Most Americans, and many of the world’s iPhone users, are now aware that a court order was filed on February 16 to compel Apple to assist the FBI in retrieving information from an iPhone. This was the phone uncovered in the aftermath of the mass shooting in San Bernardino in December last year. Apple objected to the FBI’s demands and very public legal maneuvering ensued.
In this article I endeavor to explain some of the key issues that this situation raises, for both privacy and security, as they impact companies, consumers, and governments.
Technical Matters
To take the technical issues first, I’d like to clarify some terms that have been tossed around, such as encryption. The Apple iPhone can encrypt information stored on it, meaning the data are scrambled so that nobody can make sense of them without the key, like this: xmmib fmelkb. That is "Apple iPhone" encrypted with the Caesar cipher, to which the key is three, specifically shifting the alphabet by three letters. You could probably figure that out if you stared at it for a while; it’s a highly predictable substitution cipher, so a is always x and so on.

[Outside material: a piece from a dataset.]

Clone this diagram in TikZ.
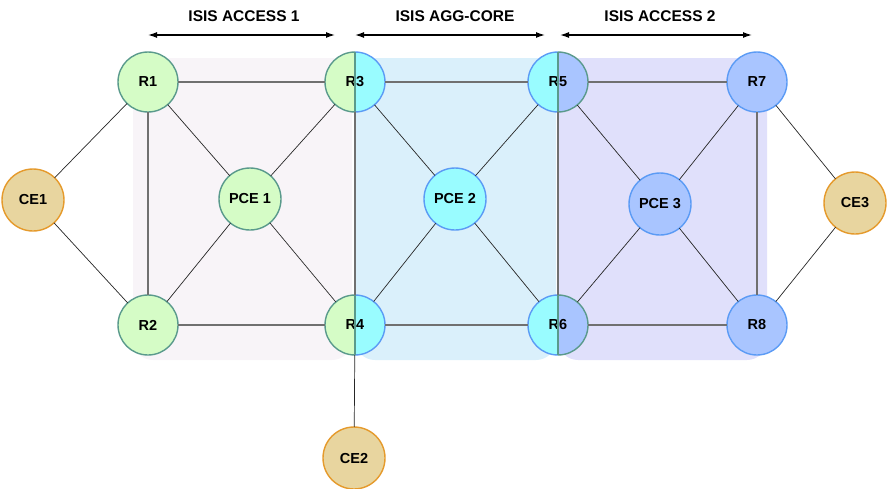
\documentclass[tikz,border=0pt]{standalone}
\usepackage{fontspec}
\setmainfont{Liberation Sans}
\usetikzlibrary{arrows.meta}

\definecolor{grfill}{HTML}{D5FCC6}
\definecolor{grline}{HTML}{5A9A8C}
\definecolor{cyfill}{HTML}{99FCFF}
\definecolor{blfill}{HTML}{A9C5FF}
\definecolor{blline}{HTML}{5B9BF5}
\definecolor{cefill}{HTML}{E8D59F}
\definecolor{celine}{HTML}{E59A2C}
\definecolor{pinkbg}{HTML}{F8F4F8}
\definecolor{bluebg}{HTML}{DAF0FB}
\definecolor{lavbg}{HTML}{E0E0FB}
\definecolor{linkgray}{HTML}{707070}

\tikzset{
  router/.style={circle, minimum size=60pt, inner sep=0pt, outer sep=0pt,
    line width=1.4pt, font=\bfseries\fontsize{14.5}{16}\selectfont},
  rgreen/.style={router, draw=grline, fill=grfill},
  rblue/.style={router, draw=blline, fill=blfill},
  rpce/.style={router, minimum size=62pt},
  rce/.style={router, minimum size=62pt, draw=celine, fill=cefill},
  rsplit/.style 2 args={router, path picture={
    \fill[#1] (path picture bounding box.south west) rectangle (path picture bounding box.north);
    \fill[#2] (path picture bounding box.north) rectangle (path picture bounding box.south east);}},
  sq/.style={draw=linkgray, line width=1.5pt},
  thin/.style={draw=black!85, line width=0.7pt},
  span/.style={line width=1.3pt, {Latex[length=9pt,width=6pt]}-{Latex[length=9pt,width=6pt]}},
  zone/.style={font=\bfseries\fontsize{15.5}{17}\selectfont}
}

\newcommand{\splitring}[3]{%
  \draw[line width=1.4pt,#2] (#1.north) arc[start angle=90,end angle=270,radius=30pt];
  \draw[line width=1.4pt,#3] (#1.north) arc[start angle=90,end angle=-90,radius=30pt];
  \draw[line width=1.4pt,grline] (#1.north) -- (#1.south);}

\begin{document}
\begin{tikzpicture}[x=1pt,y=1pt]
  \useasboundingbox (0,0) rectangle (888,-488);

  \fill[pinkbg, rounded corners=20pt] (133,-58) rectangle (352,-360);
  \fill[bluebg, rounded corners=20pt] (355,-58) rectangle (556,-360);
  \fill[lavbg, rounded corners=20pt] (558,-58) rectangle (767,-360);

  \coordinate (a1l) at (148,-35); \coordinate (a1r) at (335,-35);
  \coordinate (a2l) at (355,-35); \coordinate (a2r) at (545,-35);
  \coordinate (a3l) at (560,-35); \coordinate (a3r) at (752,-35);
  \draw[span] (a1l) -- (a1r);
  \draw[span] (a2l) -- (a2r);
  \draw[span] (a3l) -- (a3r);
  \node[zone] (z1) at (244,-16) {ISIS ACCESS 1};
  \node[zone] (z2) at (455,-16) {ISIS AGG-CORE};
  \node[zone] (z3) at (660,-16) {ISIS ACCESS 2};

  \node[rgreen] (r1) at (148,-82) {R1};
  \node[rgreen] (r2) at (148,-325) {R2};
  \node[rsplit={grfill}{cyfill}] (r3) at (355,-82) {R3};
  \node[rsplit={grfill}{cyfill}] (r4) at (355,-325) {R4};
  \node[rsplit={cyfill}{blfill}] (r5) at (558,-82) {R5};
  \node[rsplit={cyfill}{blfill}] (r6) at (558,-325) {R6};
  \node[rblue] (r7) at (757,-82) {R7};
  \node[rblue] (r8) at (757,-325) {R8};

  \node[rpce, draw=grline, fill=grfill] (pce1) at (250,-199) {PCE 1};
  \node[rpce, draw=blline, fill=cyfill] (pce2) at (455,-199) {PCE 2};
  \node[rpce, draw=blline, fill=blfill] (pce3) at (660,-204) {PCE 3};

  \node[rce] (ce1) at (33,-200) {CE1};
  \node[rce] (ce2) at (354,-458) {CE2};
  \node[rce] (ce3) at (855,-203) {CE3};

  \splitring{r3}{grline}{blline}
  \splitring{r4}{grline}{blline}
  \splitring{r5}{blline}{grline}
  \splitring{r6}{blline}{grline}

  \draw[sq] (r1) -- (r3) -- (r5) -- (r7);
  \draw[sq] (r2) -- (r4) -- (r6) -- (r8);
  \draw[sq] (r1) -- (r2);
  \draw[sq] (r3) -- (r4);
  \draw[sq] (r5) -- (r6);
  \draw[sq] (r7) -- (r8);

  \foreach \a in {r1,r2,r3,r4} \draw[thin] (pce1) -- (\a);
  \foreach \a in {r3,r4,r5,r6} \draw[thin] (pce2) -- (\a);
  \foreach \a in {r5,r6,r7,r8} \draw[thin] (pce3) -- (\a);
  \draw[thin] (ce1) -- (r1);
  \draw[thin] (ce1) -- (r2);
  \draw[thin] (ce3) -- (r7);
  \draw[thin] (ce3) -- (r8);
  \draw[thin] (ce2) -- (r4);
\end{tikzpicture}
\end{document}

Yet this illustrates a couple of important points. The FBI is not asking Apple to reveal or break the way the encryption process works on the iPhone, nor are they asking for the key (Apple does not have the key). The FBI wants Apple to remove impediments to guessing the key.
Many of the encryption systems we use on digital devices today create very complex keys using random data and very long numbers. But there is a user element as well, a passphrase or passcode that we choose ourselves. On iPhones this began as a four-digit number, of which there are 10,000 possible combinations (10)4. With the iOS9 version of the operating system you can choose six digits, offering 1 million possible combinations (10)6. But letters are also allowed in passcodes now, vastly expanding the number of guesses it would take to crack a truly random passcode.

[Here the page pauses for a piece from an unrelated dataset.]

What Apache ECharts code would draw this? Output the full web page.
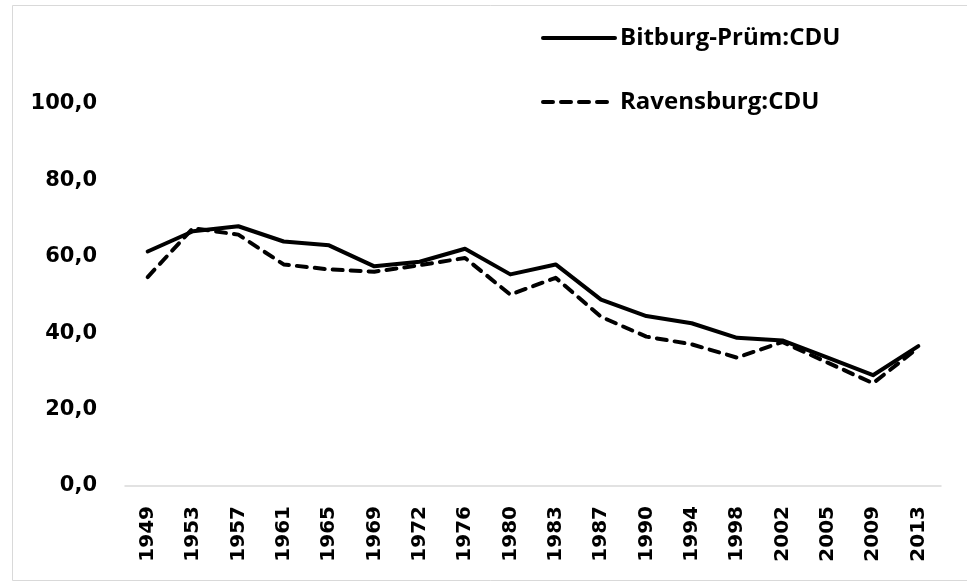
<!DOCTYPE html>
<html>
<head>
<meta charset="utf-8">
<script src="https://cdn.jsdelivr.net/npm/echarts@6/dist/echarts.min.js"></script>
<style>
  html, body { margin: 0; padding: 0; background: #fff; }
  #chart { width: 967px; height: 582px; }
</style>
</head>
<body>
<div id="chart"></div>
<script>
// Wahljahre (x axis)
const years = ['1949', '1953', '1957', '1961', '1965', '1969', '1972', '1976', '1980',
    '1983', '1987', '1990', '1994', '1998', '2002', '2005', '2009', '2013'];

// CDU share
const bitburgCDU = [61.4, 66.7, 68.0, 64.0, 63.0, 57.5, 58.7, 62.1, 55.4,
    58.0, 48.8, 44.5, 42.6, 38.8, 38.1, 33.6, 29.0, 36.6];
const ravensburgCDU = [54.7, 67.5, 65.8, 58.0, 56.7, 56.1, 57.8, 59.7, 50.1,
    54.5, 44.3, 39.1, 37.1, 33.6, 37.7, 32.3, 26.9, 36.2];

const seriesNames = ['Bitburg-Prüm:CDU', 'Ravensburg:CDU'];

const AXIS_FONT = '"DejaVu Sans", sans-serif';
const LEGEND_FONT = '"Open Sans", "Noto Sans", sans-serif';

const chart = echarts.init(document.getElementById('chart'));

chart.setOption({
    animation: false,
    backgroundColor: '#fff',
    graphic: [{
        type: 'rect',
        shape: { x: 12.5, y: 5.5, width: 960, height: 575 },
        style: { fill: 'none', stroke: '#d9d9d9', lineWidth: 1 },
        silent: true
    }],
    legend: {
        orient: 'vertical',
        left: 536,
        top: 21,
        itemWidth: 72,
        itemHeight: 14,
        itemGap: 40,
        itemStyle: { color: 'transparent', borderWidth: 0, opacity: 0 },
        lineStyle: { width: 4 },
        textStyle: { fontFamily: LEGEND_FONT, fontWeight: 'bold', fontSize: 24, color: '#000' },
        data: seriesNames
    },
    grid: { left: 125, right: 26, top: 104, bottom: 96 },
    xAxis: {
        type: 'category',
        data: years,
        boundaryGap: true,
        axisLine: { lineStyle: { color: '#d9d9d9', width: 1.5 } },
        axisTick: { show: false },
        axisLabel: {
            rotate: 90,
            margin: 20,
            interval: 0,
            fontFamily: AXIS_FONT,
            fontWeight: 'bold',
            fontSize: 20,
            color: '#000'
        }
    },
    yAxis: {
        type: 'value',
        min: 0,
        max: 100,
        interval: 20,
        axisLine: { show: false },
        axisTick: { show: false },
        splitLine: { show: false },
        axisLabel: {
            margin: 28,
            fontFamily: AXIS_FONT,
            fontWeight: 'bold',
            fontSize: 21,
            color: '#000',
            formatter: function (v) { return v.toFixed(1).replace('.', ','); }
        }
    },
    series: [{
        name: seriesNames[0],
        type: 'line',
        data: bitburgCDU,
        symbol: 'none',
        lineStyle: { color: '#000', width: 4, cap: 'round', join: 'round' },
        itemStyle: { color: '#000' }
    }, {
        name: seriesNames[1],
        type: 'line',
        data: ravensburgCDU,
        symbol: 'none',
        lineStyle: { color: '#000', width: 4, type: [10, 8], cap: 'round', join: 'round' },
        itemStyle: { color: '#000' }
    }]
});
</script>
</body>
</html>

For security conscious users, iOS allows up to 37 characters with the Custom Alphanumeric Code option. Drawing from 77 possible letters, numbers, and symbols that yields a staggering (77)37 possibilities. On top of that, the OS includes a delay function that slows down any "brute forcing" of the passcode by a series of guesses. And if that were not enough, iOS is designed to erase the data on the phone after 10 wrong guesses.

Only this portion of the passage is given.